The suggestion that geometry can address the human condition lies at the core of classic architectural discourse, and is everywhere present in the ideology and practice of de Stijl. Described as “neoplastic,” architecture in this period favored a kind of elementary constructivism evidenced in anti-decorative, asymmetrical, and colorful explorations of spatial displacement. Such experiments—the famous red, blue, and yellow Rietveldt chair (1918), for example—indicated the extent to which simple form could explode with new and provocative possibility. Mondrian’s Broadway Boogie Woogie (1926) was an attempt to codify the dynamic pulse of the city through the restrained use of horizontal and vertical lines, the expression of two opposing forces. It is no coincidence that this work gestured to the space beyond the limits of the canvas: indeed, the desire to embrace infinite space was in no small way influenced by Einstein’s theory of relativity, which had been published several years earlier.

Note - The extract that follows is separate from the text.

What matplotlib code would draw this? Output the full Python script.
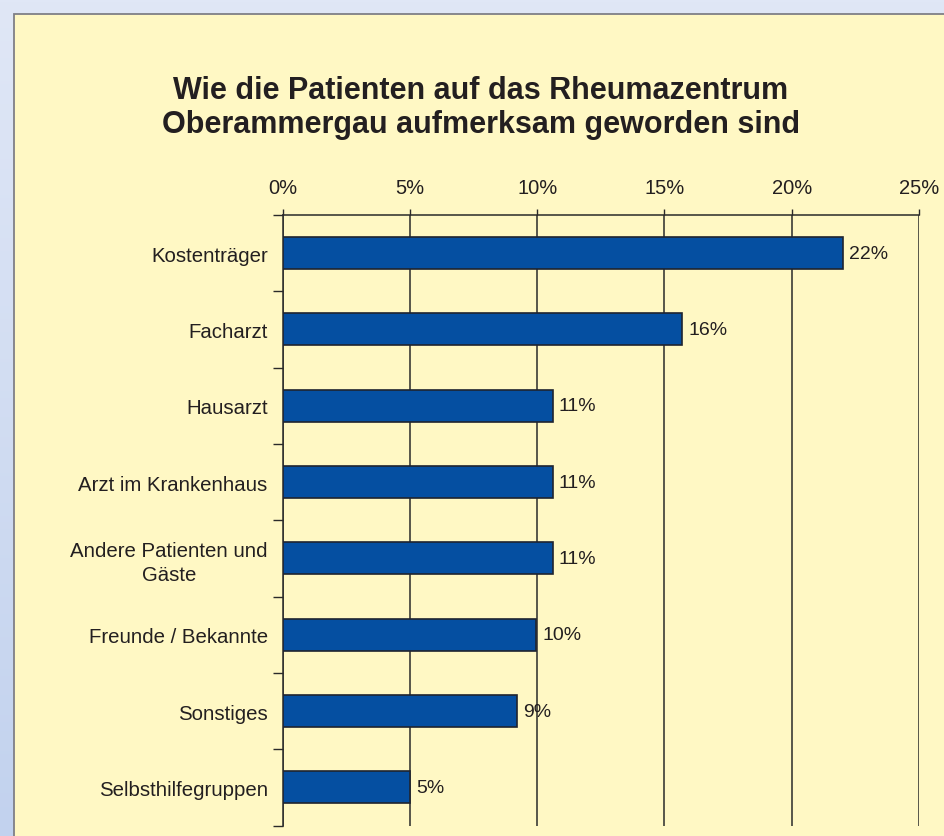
import matplotlib
matplotlib.use("Agg")
import matplotlib.pyplot as plt
import numpy as np
from matplotlib.patches import Rectangle
from matplotlib.ticker import FixedLocator

# Data
categories = [
    "Kostenträger",
    "Facharzt",
    "Hausarzt",
    "Arzt im Krankenhaus",
    "Andere Patienten und\nGäste",
    "Freunde / Bekannte",
    "Sonstiges",
    "Selbsthilfegruppen",
]
shares = [22.0, 15.7, 10.6, 10.6, 10.6, 9.95, 9.2, 5.0]
share_labels = ["22%", "16%", "11%", "11%", "11%", "10%", "9%", "5%"]
x_ticks = [0, 5, 10, 15, 20, 25]
x_tick_labels = ["0%", "5%", "10%", "15%", "20%", "25%"]
title = "Wie die Patienten auf das Rheumazentrum\nOberammergau aufmerksam geworden sind"

_YELLOW = "#fff8c4"
_BAR = "#054fa1"
_TEXT = "#231f20"
_GRID = "#2a2a2a"

plt.rcParams["font.family"] = ["Liberation Sans", "DejaVu Sans"]

W, H = 944, 837
fig = plt.figure(figsize=(W / 100, H / 100), dpi=100)

# blue gradient background
bg = fig.add_axes([0, 0, 1, 1], zorder=-10)
grad = np.linspace(0, 1, 256).reshape(-1, 1)
cmap = matplotlib.colors.LinearSegmentedColormap.from_list("bg", ["#e0e7f6", "#c2d2ee"])
bg.imshow(grad, aspect="auto", cmap=cmap, extent=[0, 1, 0, 1], origin="upper")
bg.set_axis_off()

# yellow panel (extends past right/bottom edges)
panel = Rectangle((13.5 / W, -0.1), 1.2, 1 - 14.5 / H + 0.1, transform=fig.transFigure,
                  facecolor=_YELLOW, edgecolor="#7f7f86", linewidth=1.3, zorder=-5)
fig.patches.append(panel)

fig.text(481 / W, 1 - 108 / H, title, ha="center", va="center",
         fontsize=22, fontweight="bold", color=_TEXT, linespacing=1.14)

left, right = 283 / W, 918.8 / W
top, bottom = 1 - 216 / H, 1 - 826.5 / H
ax = fig.add_axes([left, bottom, right - left, top - bottom])
ax.set_facecolor("none")

y = np.arange(len(categories))
ax.barh(y, shares, height=0.42, color=_BAR, edgecolor="#1f2430", linewidth=1.2, zorder=3)

for yi, v, lab in zip(y, shares, share_labels):
    ax.text(v + 0.25, yi, lab, va="center", ha="left", fontsize=14, color=_TEXT, zorder=4)

ax.set_xlim(0, 25)
ax.set_ylim(len(categories) - 0.5, -0.5)

ax.xaxis.tick_top()
ax.set_xticks(x_ticks)
ax.set_xticklabels(x_tick_labels, fontsize=14.5, color=_TEXT)
ax.tick_params(axis="x", length=4, width=1, color=_GRID, pad=9)
ax.grid(axis="x", color=_GRID, linewidth=1.1, zorder=1)

ax.set_yticks(y)
ax.set_yticklabels(categories, fontsize=14.7, color=_TEXT, multialignment="center",
                   linespacing=1.3)
ax.tick_params(axis="y", which="major", length=0, pad=11)
ax.yaxis.set_minor_locator(FixedLocator(np.arange(-0.5, len(categories), 1.0)))
ax.tick_params(axis="y", which="minor", length=7, width=1, color=_GRID)

for side in ["right", "bottom"]:
    ax.spines[side].set_visible(False)
for side in ["left", "top"]:
    ax.spines[side].set_color(_GRID)
    ax.spines[side].set_linewidth(1.1)

fig.savefig("out.png", dpi=100)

Like the de Stijl artists, we can identify with the imposed rectilinear parameters circumscribing our work, as we struggle to define the opportunities for creative expression on screen. We can share their pointed fascination with infinite space as we explore the limitless real estate options introduced by the phenomenon of cyberspace. But unlike them, our work today has yet to reveal itself as inspired, informed by their legacy, their thinking, the empirical evidence of their prolific labors. In the end, as reality itself is called into question by the notion of virtual space and the users (read audiences) who dwell there, “beauty” (not to mention “exact beauty”) is indeed in the eye of the beholder. This is of course the true goal of interactivity: designers often struggle in particular with the intangible temporal component implicit in these new media, where experience is meant to be customized and mutable. How can design address consistency—of place, of identity, of need—and still speak to the perpetual changes that characterize the transient nature of these phenomena? Of great relevance to new media, de Stijl practitioners concerned themselves with resolving the relationship between the static and the dynamic. Their interest in challenging the formal interplay of geometric elements suggests that the orchestration of components can simultaneously gesture to the fixed and to the flexible, to the precision as well as to the elusiveness of “exact beauty.” In this view, the same reductive visual vocabulary cannot only support such seemingly conflicting ideals (static/kinetic, variable/constant, universal/unique) but can perhaps begin to suggest more innovative solutions for structuring new systems, mapping new spaces, and reaching new audiences along the way.